INFORMATION SHOWN start
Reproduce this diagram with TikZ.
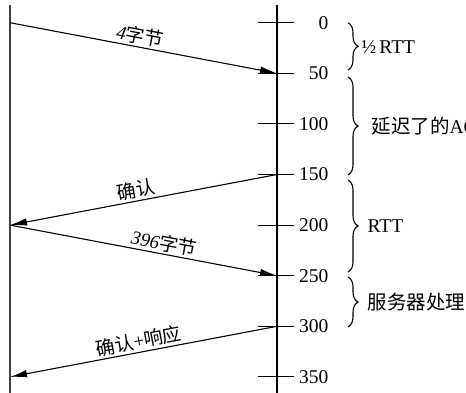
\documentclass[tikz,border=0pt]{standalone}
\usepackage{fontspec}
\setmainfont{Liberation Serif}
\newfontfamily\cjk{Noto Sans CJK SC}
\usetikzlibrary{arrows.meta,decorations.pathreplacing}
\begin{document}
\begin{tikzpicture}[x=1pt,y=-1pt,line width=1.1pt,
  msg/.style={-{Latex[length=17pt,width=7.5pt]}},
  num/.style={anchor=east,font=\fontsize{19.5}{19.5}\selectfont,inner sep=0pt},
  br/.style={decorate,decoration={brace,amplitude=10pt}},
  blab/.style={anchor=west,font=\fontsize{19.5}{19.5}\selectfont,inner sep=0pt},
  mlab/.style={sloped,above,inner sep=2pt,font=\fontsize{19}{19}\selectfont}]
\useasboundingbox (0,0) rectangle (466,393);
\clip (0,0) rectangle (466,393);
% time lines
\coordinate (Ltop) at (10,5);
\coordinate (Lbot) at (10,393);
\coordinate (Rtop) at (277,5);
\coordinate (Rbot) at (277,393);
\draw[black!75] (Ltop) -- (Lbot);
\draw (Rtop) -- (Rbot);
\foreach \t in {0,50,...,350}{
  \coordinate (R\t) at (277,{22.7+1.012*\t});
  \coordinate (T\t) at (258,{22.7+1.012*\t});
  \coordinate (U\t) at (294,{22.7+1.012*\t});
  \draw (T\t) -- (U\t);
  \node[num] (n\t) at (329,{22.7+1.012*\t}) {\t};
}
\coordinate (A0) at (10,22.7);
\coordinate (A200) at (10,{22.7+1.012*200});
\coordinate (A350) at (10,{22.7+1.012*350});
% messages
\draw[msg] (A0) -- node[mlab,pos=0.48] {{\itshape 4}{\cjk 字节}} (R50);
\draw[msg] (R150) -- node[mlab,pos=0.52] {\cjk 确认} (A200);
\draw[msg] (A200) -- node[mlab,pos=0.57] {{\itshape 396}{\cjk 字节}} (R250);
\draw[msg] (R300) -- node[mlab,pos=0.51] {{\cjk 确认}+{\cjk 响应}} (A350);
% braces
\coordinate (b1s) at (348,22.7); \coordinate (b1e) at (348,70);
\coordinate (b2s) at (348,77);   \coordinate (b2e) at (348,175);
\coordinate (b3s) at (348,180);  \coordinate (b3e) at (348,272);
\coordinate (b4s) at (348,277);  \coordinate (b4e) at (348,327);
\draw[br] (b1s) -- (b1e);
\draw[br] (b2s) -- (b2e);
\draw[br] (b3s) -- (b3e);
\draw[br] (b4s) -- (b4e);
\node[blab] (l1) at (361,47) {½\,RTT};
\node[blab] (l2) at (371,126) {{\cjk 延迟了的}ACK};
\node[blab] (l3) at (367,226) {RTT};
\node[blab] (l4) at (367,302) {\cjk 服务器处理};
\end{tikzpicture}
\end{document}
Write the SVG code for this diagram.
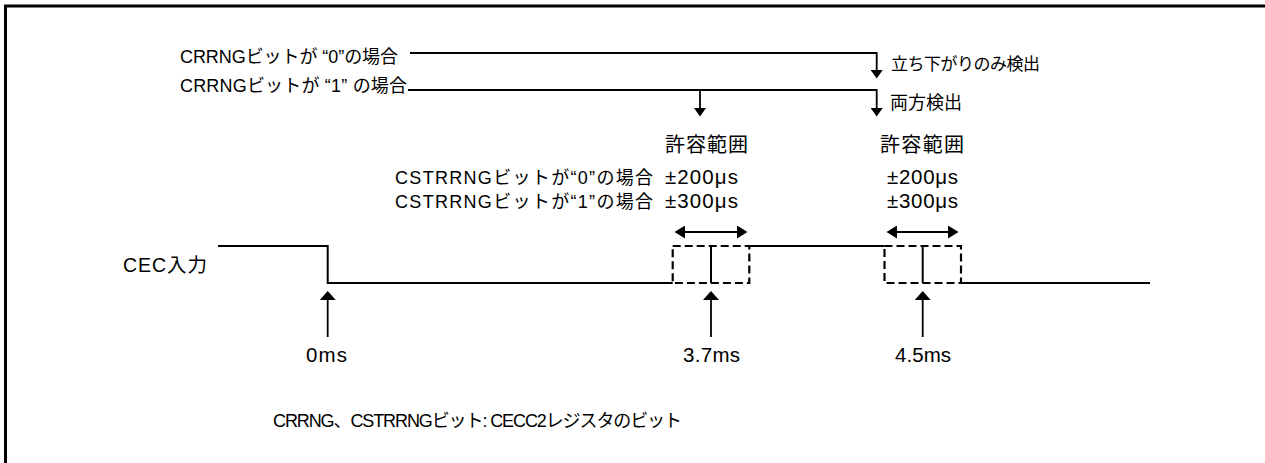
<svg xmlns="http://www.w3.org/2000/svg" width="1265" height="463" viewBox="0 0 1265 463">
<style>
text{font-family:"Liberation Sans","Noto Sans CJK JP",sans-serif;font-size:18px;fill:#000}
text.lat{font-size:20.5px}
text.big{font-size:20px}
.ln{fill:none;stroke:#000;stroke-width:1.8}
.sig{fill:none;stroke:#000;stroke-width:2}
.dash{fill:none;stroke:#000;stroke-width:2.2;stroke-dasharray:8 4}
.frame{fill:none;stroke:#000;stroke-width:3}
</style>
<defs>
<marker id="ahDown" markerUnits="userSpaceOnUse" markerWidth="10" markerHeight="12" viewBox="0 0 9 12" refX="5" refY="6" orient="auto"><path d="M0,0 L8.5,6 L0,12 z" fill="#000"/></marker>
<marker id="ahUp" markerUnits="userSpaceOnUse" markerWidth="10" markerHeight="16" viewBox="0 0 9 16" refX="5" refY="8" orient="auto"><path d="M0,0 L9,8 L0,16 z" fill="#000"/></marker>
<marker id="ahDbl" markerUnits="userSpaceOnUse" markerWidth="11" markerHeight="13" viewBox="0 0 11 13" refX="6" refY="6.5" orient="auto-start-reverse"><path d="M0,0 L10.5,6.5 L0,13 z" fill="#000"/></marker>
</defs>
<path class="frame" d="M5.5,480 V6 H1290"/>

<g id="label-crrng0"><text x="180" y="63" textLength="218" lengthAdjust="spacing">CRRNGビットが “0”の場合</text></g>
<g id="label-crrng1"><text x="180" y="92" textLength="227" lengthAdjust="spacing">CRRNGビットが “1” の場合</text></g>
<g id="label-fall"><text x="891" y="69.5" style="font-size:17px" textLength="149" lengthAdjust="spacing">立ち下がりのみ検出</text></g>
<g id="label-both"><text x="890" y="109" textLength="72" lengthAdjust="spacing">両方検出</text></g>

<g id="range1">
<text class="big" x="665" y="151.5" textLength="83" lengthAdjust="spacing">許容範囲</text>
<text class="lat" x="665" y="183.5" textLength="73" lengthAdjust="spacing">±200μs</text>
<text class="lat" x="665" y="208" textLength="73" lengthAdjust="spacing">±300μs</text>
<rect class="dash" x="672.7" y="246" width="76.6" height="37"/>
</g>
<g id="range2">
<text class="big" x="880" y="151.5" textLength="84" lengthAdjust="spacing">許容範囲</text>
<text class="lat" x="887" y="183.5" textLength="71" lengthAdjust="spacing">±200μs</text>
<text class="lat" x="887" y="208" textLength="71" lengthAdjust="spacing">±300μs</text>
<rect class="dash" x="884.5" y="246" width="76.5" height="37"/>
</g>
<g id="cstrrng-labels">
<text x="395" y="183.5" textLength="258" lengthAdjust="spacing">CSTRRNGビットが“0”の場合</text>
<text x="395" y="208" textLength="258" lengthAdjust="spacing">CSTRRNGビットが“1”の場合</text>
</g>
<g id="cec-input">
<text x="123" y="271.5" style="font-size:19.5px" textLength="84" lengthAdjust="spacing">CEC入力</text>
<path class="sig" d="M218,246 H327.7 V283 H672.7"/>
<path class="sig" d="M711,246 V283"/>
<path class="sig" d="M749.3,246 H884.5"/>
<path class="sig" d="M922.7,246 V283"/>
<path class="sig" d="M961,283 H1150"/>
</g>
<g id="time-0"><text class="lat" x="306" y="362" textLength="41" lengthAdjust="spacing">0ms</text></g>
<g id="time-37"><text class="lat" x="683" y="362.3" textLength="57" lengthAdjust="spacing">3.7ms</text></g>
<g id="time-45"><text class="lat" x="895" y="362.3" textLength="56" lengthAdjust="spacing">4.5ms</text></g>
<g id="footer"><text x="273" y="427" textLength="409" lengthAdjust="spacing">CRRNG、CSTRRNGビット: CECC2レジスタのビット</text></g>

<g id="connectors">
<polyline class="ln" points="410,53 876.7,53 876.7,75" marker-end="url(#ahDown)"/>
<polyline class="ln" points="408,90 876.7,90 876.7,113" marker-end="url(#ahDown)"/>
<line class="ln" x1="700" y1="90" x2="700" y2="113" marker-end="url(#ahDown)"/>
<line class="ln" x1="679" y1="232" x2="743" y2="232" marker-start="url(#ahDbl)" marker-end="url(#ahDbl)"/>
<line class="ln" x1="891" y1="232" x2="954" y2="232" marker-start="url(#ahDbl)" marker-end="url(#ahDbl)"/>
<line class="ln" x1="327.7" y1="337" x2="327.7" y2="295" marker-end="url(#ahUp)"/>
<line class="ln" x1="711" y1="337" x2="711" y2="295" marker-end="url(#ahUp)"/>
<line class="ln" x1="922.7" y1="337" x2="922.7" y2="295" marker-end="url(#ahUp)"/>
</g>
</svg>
INFORMATION SHOWN end
- [WHAT TO PRODUCE]:
Repeat the listing verbatim. Skip the pictures.

- [EXPECTED ANSWER]:
Reproduce this diagram with TikZ.
\documentclass[tikz,border=0pt]{standalone}
\usepackage{fontspec}
\setmainfont{Liberation Serif}
\newfontfamily\cjk{Noto Sans CJK SC}
\usetikzlibrary{arrows.meta,decorations.pathreplacing}
\begin{document}
\begin{tikzpicture}[x=1pt,y=-1pt,line width=1.1pt,
  msg/.style={-{Latex[length=17pt,width=7.5pt]}},
  num/.style={anchor=east,font=\fontsize{19.5}{19.5}\selectfont,inner sep=0pt},
  br/.style={decorate,decoration={brace,amplitude=10pt}},
  blab/.style={anchor=west,font=\fontsize{19.5}{19.5}\selectfont,inner sep=0pt},
  mlab/.style={sloped,above,inner sep=2pt,font=\fontsize{19}{19}\selectfont}]
\useasboundingbox (0,0) rectangle (466,393);
\clip (0,0) rectangle (466,393);
% time lines
\coordinate (Ltop) at (10,5);
\coordinate (Lbot) at (10,393);
\coordinate (Rtop) at (277,5);
\coordinate (Rbot) at (277,393);
\draw[black!75] (Ltop) -- (Lbot);
\draw (Rtop) -- (Rbot);
\foreach \t in {0,50,...,350}{
  \coordinate (R\t) at (277,{22.7+1.012*\t});
  \coordinate (T\t) at (258,{22.7+1.012*\t});
  \coordinate (U\t) at (294,{22.7+1.012*\t});
  \draw (T\t) -- (U\t);
  \node[num] (n\t) at (329,{22.7+1.012*\t}) {\t};
}
\coordinate (A0) at (10,22.7);
\coordinate (A200) at (10,{22.7+1.012*200});
\coordinate (A350) at (10,{22.7+1.012*350});
% messages
\draw[msg] (A0) -- node[mlab,pos=0.48] {{\itshape 4}{\cjk 字节}} (R50);
\draw[msg] (R150) -- node[mlab,pos=0.52] {\cjk 确认} (A200);
\draw[msg] (A200) -- node[mlab,pos=0.57] {{\itshape 396}{\cjk 字节}} (R250);
\draw[msg] (R300) -- node[mlab,pos=0.51] {{\cjk 确认}+{\cjk 响应}} (A350);
% braces
\coordinate (b1s) at (348,22.7); \coordinate (b1e) at (348,70);
\coordinate (b2s) at (348,77);   \coordinate (b2e) at (348,175);
\coordinate (b3s) at (348,180);  \coordinate (b3e) at (348,272);
\coordinate (b4s) at (348,277);  \coordinate (b4e) at (348,327);
\draw[br] (b1s) -- (b1e);
\draw[br] (b2s) -- (b2e);
\draw[br] (b3s) -- (b3e);
\draw[br] (b4s) -- (b4e);
\node[blab] (l1) at (361,47) {½\,RTT};
\node[blab] (l2) at (371,126) {{\cjk 延迟了的}ACK};
\node[blab] (l3) at (367,226) {RTT};
\node[blab] (l4) at (367,302) {\cjk 服务器处理};
\end{tikzpicture}
\end{document}
Write the SVG code for this diagram.
<svg xmlns="http://www.w3.org/2000/svg" width="1265" height="463" viewBox="0 0 1265 463">
<style>
text{font-family:"Liberation Sans","Noto Sans CJK JP",sans-serif;font-size:18px;fill:#000}
text.lat{font-size:20.5px}
text.big{font-size:20px}
.ln{fill:none;stroke:#000;stroke-width:1.8}
.sig{fill:none;stroke:#000;stroke-width:2}
.dash{fill:none;stroke:#000;stroke-width:2.2;stroke-dasharray:8 4}
.frame{fill:none;stroke:#000;stroke-width:3}
</style>
<defs>
<marker id="ahDown" markerUnits="userSpaceOnUse" markerWidth="10" markerHeight="12" viewBox="0 0 9 12" refX="5" refY="6" orient="auto"><path d="M0,0 L8.5,6 L0,12 z" fill="#000"/></marker>
<marker id="ahUp" markerUnits="userSpaceOnUse" markerWidth="10" markerHeight="16" viewBox="0 0 9 16" refX="5" refY="8" orient="auto"><path d="M0,0 L9,8 L0,16 z" fill="#000"/></marker>
<marker id="ahDbl" markerUnits="userSpaceOnUse" markerWidth="11" markerHeight="13" viewBox="0 0 11 13" refX="6" refY="6.5" orient="auto-start-reverse"><path d="M0,0 L10.5,6.5 L0,13 z" fill="#000"/></marker>
</defs>
<path class="frame" d="M5.5,480 V6 H1290"/>

<g id="label-crrng0"><text x="180" y="63" textLength="218" lengthAdjust="spacing">CRRNGビットが “0”の場合</text></g>
<g id="label-crrng1"><text x="180" y="92" textLength="227" lengthAdjust="spacing">CRRNGビットが “1” の場合</text></g>
<g id="label-fall"><text x="891" y="69.5" style="font-size:17px" textLength="149" lengthAdjust="spacing">立ち下がりのみ検出</text></g>
<g id="label-both"><text x="890" y="109" textLength="72" lengthAdjust="spacing">両方検出</text></g>

<g id="range1">
<text class="big" x="665" y="151.5" textLength="83" lengthAdjust="spacing">許容範囲</text>
<text class="lat" x="665" y="183.5" textLength="73" lengthAdjust="spacing">±200μs</text>
<text class="lat" x="665" y="208" textLength="73" lengthAdjust="spacing">±300μs</text>
<rect class="dash" x="672.7" y="246" width="76.6" height="37"/>
</g>
<g id="range2">
<text class="big" x="880" y="151.5" textLength="84" lengthAdjust="spacing">許容範囲</text>
<text class="lat" x="887" y="183.5" textLength="71" lengthAdjust="spacing">±200μs</text>
<text class="lat" x="887" y="208" textLength="71" lengthAdjust="spacing">±300μs</text>
<rect class="dash" x="884.5" y="246" width="76.5" height="37"/>
</g>
<g id="cstrrng-labels">
<text x="395" y="183.5" textLength="258" lengthAdjust="spacing">CSTRRNGビットが“0”の場合</text>
<text x="395" y="208" textLength="258" lengthAdjust="spacing">CSTRRNGビットが“1”の場合</text>
</g>
<g id="cec-input">
<text x="123" y="271.5" style="font-size:19.5px" textLength="84" lengthAdjust="spacing">CEC入力</text>
<path class="sig" d="M218,246 H327.7 V283 H672.7"/>
<path class="sig" d="M711,246 V283"/>
<path class="sig" d="M749.3,246 H884.5"/>
<path class="sig" d="M922.7,246 V283"/>
<path class="sig" d="M961,283 H1150"/>
</g>
<g id="time-0"><text class="lat" x="306" y="362" textLength="41" lengthAdjust="spacing">0ms</text></g>
<g id="time-37"><text class="lat" x="683" y="362.3" textLength="57" lengthAdjust="spacing">3.7ms</text></g>
<g id="time-45"><text class="lat" x="895" y="362.3" textLength="56" lengthAdjust="spacing">4.5ms</text></g>
<g id="footer"><text x="273" y="427" textLength="409" lengthAdjust="spacing">CRRNG、CSTRRNGビット: CECC2レジスタのビット</text></g>

<g id="connectors">
<polyline class="ln" points="410,53 876.7,53 876.7,75" marker-end="url(#ahDown)"/>
<polyline class="ln" points="408,90 876.7,90 876.7,113" marker-end="url(#ahDown)"/>
<line class="ln" x1="700" y1="90" x2="700" y2="113" marker-end="url(#ahDown)"/>
<line class="ln" x1="679" y1="232" x2="743" y2="232" marker-start="url(#ahDbl)" marker-end="url(#ahDbl)"/>
<line class="ln" x1="891" y1="232" x2="954" y2="232" marker-start="url(#ahDbl)" marker-end="url(#ahDbl)"/>
<line class="ln" x1="327.7" y1="337" x2="327.7" y2="295" marker-end="url(#ahUp)"/>
<line class="ln" x1="711" y1="337" x2="711" y2="295" marker-end="url(#ahUp)"/>
<line class="ln" x1="922.7" y1="337" x2="922.7" y2="295" marker-end="url(#ahUp)"/>
</g>
</svg>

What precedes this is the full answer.